Any updates on this?
Waiting for that since 3.5 years now
That's the only thing I'm missing for a perfect interface

Agree with comment 118: we were asked to star. We did. Current position is #15 in the total list. Serious question:  how many stars does it take to get this issue moving again?

What's the status of this? It's an amazing feature and Safari and Edge already support it (without a flag).

I noticed is actually already using this in their menu bar.
I suspect we need to demonstrate the desire in the design community for this, and I suggest a multi-pronged approach:

First, get as many stars as possible: tell your friends and colleagues, and get them to do so too. Let's get the numbers of stars right up.
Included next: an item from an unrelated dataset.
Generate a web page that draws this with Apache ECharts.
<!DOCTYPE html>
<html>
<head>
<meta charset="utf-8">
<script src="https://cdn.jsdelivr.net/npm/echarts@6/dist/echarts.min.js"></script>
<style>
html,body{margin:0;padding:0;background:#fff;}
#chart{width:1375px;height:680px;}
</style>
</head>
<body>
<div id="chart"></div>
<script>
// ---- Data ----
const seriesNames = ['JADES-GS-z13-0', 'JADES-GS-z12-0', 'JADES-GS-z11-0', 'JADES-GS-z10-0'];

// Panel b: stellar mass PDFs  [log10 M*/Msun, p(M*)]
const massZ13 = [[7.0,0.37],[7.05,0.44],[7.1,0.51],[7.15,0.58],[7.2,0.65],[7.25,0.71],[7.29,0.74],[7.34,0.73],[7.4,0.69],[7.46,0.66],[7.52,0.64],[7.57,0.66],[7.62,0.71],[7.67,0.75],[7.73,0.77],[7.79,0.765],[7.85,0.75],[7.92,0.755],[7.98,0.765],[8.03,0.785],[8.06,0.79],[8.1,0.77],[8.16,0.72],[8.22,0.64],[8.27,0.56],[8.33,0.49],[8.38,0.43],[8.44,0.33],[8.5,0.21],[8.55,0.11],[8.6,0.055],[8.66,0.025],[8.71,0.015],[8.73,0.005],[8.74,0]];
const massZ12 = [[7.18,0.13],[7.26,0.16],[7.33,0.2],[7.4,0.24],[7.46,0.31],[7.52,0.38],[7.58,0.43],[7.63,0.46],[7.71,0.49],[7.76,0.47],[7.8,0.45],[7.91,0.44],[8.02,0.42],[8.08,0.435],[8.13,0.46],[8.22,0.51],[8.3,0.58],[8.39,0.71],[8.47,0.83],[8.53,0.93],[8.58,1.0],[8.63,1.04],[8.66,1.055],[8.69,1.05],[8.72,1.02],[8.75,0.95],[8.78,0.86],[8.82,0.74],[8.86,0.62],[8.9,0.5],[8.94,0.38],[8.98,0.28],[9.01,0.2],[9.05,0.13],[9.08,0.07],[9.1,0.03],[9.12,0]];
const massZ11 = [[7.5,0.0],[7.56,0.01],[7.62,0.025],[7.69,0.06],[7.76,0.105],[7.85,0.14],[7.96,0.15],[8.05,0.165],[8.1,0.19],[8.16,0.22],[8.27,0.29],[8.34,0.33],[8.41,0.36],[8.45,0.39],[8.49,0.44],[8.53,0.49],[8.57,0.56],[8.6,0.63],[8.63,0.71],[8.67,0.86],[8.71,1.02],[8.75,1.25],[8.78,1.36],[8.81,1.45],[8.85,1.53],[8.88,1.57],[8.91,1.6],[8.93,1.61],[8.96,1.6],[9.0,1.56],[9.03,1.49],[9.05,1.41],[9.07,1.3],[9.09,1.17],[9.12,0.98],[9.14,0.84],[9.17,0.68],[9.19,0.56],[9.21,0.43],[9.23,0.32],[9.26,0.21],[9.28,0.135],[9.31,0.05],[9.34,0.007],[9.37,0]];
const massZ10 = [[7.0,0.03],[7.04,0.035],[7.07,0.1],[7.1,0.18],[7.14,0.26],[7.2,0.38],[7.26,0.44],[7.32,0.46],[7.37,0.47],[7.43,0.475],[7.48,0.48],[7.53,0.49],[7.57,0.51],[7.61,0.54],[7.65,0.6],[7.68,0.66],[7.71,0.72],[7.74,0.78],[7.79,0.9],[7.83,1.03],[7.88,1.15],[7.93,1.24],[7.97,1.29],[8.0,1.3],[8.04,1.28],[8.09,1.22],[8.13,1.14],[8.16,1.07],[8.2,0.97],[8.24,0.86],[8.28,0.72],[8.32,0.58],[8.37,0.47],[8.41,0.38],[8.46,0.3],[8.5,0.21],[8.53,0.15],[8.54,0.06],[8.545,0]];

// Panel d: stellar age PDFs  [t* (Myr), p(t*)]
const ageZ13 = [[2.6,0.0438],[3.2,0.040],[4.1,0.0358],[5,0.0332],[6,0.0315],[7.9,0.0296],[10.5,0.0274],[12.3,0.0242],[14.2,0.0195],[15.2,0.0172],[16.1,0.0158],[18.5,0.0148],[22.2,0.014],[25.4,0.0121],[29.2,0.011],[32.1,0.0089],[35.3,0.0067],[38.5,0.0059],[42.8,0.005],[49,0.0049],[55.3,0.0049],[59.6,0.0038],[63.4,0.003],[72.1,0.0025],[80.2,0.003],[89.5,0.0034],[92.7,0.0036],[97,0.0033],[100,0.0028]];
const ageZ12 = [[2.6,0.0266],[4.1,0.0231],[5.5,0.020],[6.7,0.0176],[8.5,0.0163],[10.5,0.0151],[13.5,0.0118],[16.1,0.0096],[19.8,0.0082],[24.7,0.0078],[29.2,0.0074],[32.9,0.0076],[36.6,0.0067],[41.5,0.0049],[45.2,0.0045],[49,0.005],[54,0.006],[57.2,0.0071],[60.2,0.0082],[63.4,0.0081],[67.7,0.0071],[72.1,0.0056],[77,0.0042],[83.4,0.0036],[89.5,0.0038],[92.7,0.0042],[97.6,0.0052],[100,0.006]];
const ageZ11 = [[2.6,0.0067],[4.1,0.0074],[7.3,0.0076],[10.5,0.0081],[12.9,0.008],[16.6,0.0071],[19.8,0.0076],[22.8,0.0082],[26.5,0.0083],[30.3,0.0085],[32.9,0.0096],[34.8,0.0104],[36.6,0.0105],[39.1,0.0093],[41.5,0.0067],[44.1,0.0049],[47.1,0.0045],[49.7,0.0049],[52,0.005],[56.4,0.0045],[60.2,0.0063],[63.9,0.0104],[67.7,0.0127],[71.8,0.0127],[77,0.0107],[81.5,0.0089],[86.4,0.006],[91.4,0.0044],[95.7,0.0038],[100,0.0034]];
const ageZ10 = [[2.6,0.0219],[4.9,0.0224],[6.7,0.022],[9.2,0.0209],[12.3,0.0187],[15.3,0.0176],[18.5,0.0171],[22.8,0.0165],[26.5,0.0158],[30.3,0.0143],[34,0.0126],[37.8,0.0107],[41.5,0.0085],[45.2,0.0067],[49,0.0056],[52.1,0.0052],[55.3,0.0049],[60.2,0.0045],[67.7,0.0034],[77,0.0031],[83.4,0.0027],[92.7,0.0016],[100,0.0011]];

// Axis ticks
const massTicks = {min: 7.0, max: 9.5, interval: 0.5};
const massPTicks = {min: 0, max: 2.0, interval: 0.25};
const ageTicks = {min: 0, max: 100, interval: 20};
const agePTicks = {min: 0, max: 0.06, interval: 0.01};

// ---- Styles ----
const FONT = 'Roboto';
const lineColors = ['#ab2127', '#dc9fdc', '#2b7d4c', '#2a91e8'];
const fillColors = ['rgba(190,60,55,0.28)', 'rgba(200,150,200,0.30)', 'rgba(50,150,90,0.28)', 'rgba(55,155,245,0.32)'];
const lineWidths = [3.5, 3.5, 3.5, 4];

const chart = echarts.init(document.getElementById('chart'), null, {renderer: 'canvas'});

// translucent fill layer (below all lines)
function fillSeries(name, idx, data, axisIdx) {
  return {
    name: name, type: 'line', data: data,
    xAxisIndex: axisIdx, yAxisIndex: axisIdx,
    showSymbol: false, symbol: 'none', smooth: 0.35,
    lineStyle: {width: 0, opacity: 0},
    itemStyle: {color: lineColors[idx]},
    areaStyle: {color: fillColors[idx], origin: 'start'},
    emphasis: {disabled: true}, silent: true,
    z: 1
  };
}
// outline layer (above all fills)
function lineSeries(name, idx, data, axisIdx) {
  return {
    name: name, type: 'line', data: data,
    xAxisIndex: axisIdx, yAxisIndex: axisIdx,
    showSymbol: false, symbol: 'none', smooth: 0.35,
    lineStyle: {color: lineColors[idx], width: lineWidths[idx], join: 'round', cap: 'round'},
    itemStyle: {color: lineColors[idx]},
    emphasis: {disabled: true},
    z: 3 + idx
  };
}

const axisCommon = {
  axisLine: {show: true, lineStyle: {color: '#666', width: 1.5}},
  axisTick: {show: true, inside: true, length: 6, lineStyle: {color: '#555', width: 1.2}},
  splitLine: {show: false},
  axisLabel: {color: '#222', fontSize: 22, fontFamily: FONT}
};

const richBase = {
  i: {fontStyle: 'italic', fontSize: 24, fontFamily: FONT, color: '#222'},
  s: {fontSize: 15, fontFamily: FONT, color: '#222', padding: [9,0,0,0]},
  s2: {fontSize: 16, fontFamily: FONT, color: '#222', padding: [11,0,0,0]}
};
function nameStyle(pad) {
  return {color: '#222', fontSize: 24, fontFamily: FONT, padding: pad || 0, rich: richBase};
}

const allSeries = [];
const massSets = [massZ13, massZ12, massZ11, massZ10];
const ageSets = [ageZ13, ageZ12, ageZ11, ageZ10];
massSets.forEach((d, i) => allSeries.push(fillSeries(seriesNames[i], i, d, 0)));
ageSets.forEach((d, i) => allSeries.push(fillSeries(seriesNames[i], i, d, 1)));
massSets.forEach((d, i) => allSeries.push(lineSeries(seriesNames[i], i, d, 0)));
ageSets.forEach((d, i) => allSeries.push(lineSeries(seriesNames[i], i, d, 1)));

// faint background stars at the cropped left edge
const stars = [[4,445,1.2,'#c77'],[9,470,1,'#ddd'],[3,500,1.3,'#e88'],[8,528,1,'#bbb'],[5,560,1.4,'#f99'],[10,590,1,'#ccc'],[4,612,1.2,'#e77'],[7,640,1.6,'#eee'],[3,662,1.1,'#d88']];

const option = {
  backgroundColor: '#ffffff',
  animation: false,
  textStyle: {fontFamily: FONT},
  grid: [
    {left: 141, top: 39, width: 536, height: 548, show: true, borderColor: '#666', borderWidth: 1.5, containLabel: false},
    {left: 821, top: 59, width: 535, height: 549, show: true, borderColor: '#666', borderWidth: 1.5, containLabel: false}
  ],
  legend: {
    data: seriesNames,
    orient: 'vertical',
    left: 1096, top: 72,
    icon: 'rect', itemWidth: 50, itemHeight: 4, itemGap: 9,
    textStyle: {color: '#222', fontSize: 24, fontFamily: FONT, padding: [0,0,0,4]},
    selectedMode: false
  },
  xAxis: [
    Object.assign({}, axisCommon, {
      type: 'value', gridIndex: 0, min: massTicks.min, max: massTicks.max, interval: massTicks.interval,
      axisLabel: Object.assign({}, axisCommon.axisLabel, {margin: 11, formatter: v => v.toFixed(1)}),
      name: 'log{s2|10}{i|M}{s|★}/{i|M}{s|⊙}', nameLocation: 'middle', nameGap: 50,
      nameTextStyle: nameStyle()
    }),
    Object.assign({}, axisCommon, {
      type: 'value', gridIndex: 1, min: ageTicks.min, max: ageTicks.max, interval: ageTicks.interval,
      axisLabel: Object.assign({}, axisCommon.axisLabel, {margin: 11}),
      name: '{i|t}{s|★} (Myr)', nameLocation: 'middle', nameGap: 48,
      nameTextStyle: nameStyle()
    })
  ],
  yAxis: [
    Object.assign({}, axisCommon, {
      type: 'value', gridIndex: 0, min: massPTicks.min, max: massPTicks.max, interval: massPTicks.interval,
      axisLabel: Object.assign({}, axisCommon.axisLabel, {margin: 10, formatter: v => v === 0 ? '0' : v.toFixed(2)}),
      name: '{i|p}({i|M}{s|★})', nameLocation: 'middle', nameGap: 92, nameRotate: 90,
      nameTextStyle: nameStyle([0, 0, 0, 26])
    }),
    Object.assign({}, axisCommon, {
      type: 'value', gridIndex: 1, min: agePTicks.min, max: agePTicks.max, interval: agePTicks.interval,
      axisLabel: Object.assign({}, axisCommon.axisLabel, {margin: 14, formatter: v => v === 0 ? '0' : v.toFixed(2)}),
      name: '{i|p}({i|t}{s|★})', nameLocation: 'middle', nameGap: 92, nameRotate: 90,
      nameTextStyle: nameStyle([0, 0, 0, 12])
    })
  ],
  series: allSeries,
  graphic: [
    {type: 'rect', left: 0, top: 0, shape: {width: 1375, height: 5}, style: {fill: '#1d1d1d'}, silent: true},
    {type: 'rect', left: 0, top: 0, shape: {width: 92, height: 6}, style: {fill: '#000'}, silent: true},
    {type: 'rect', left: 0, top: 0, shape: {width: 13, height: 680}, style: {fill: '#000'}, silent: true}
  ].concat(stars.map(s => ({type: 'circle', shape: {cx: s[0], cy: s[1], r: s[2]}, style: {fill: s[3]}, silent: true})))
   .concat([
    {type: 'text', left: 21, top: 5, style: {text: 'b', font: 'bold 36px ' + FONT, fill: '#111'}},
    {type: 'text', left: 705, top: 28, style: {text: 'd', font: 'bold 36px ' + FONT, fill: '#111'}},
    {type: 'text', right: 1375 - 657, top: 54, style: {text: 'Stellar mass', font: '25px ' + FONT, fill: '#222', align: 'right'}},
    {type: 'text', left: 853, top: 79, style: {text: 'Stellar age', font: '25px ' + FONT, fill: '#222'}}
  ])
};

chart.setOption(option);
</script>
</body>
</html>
They asked for stars; let's give them stars!

Secondly, as part of that, but also to spread the word to a less technical audience, blog about the issue, provide examples of designs with-and-without, and generally whip up enthusiasm for this. Bonus points if you can get it covered in the technical press.

Finally, maybe even use a browser-detecting script to give Chrome users of your sites a notice that says "Sounds crazy, but this site looks better in Safari or Edge. Click here to find out why" etc.

And to any Chromium people reading this who can shed any light on what the hold-up is: please post your insights here - or nudge someone who can. Ultimately we're all on the same side just trying to make the product better, but it's really hard when you're not communicating with us.
Starred.  Been watching this property for over a year.  Personally I really want gaussian blur on the backdrop to do iOS-style blurred translucency.  But for now I am stuck not using such an effect since there really exists no suitable fallback effect for Chrome.  Does anyone know what's blocking the feature from coming out from behind the flag?
Currently on the one hand Edge and Safari do have better support than Chrome ones and do not require any flag to be enabled to use it. On the other hand, it also requires Webkit prefix in order to work on these browsers (Edge and Safari)
Let's bring backdrop-filter to chrome!
Hi all,

Thanks for all of your enthusiasm. While we can't promise when
the feature will be added, I wanted to let you know that we did hear your comments.
We're going to try to make progress on this feature in the next few months. Thanks a lot for the update, much appreciated, and good luck. Can't help with coding, but if I can contribute in other ways (describing use cases, testing alphas/betas), I'd happily chime in. I'm sure there's lots of willingness from the community to help with this one.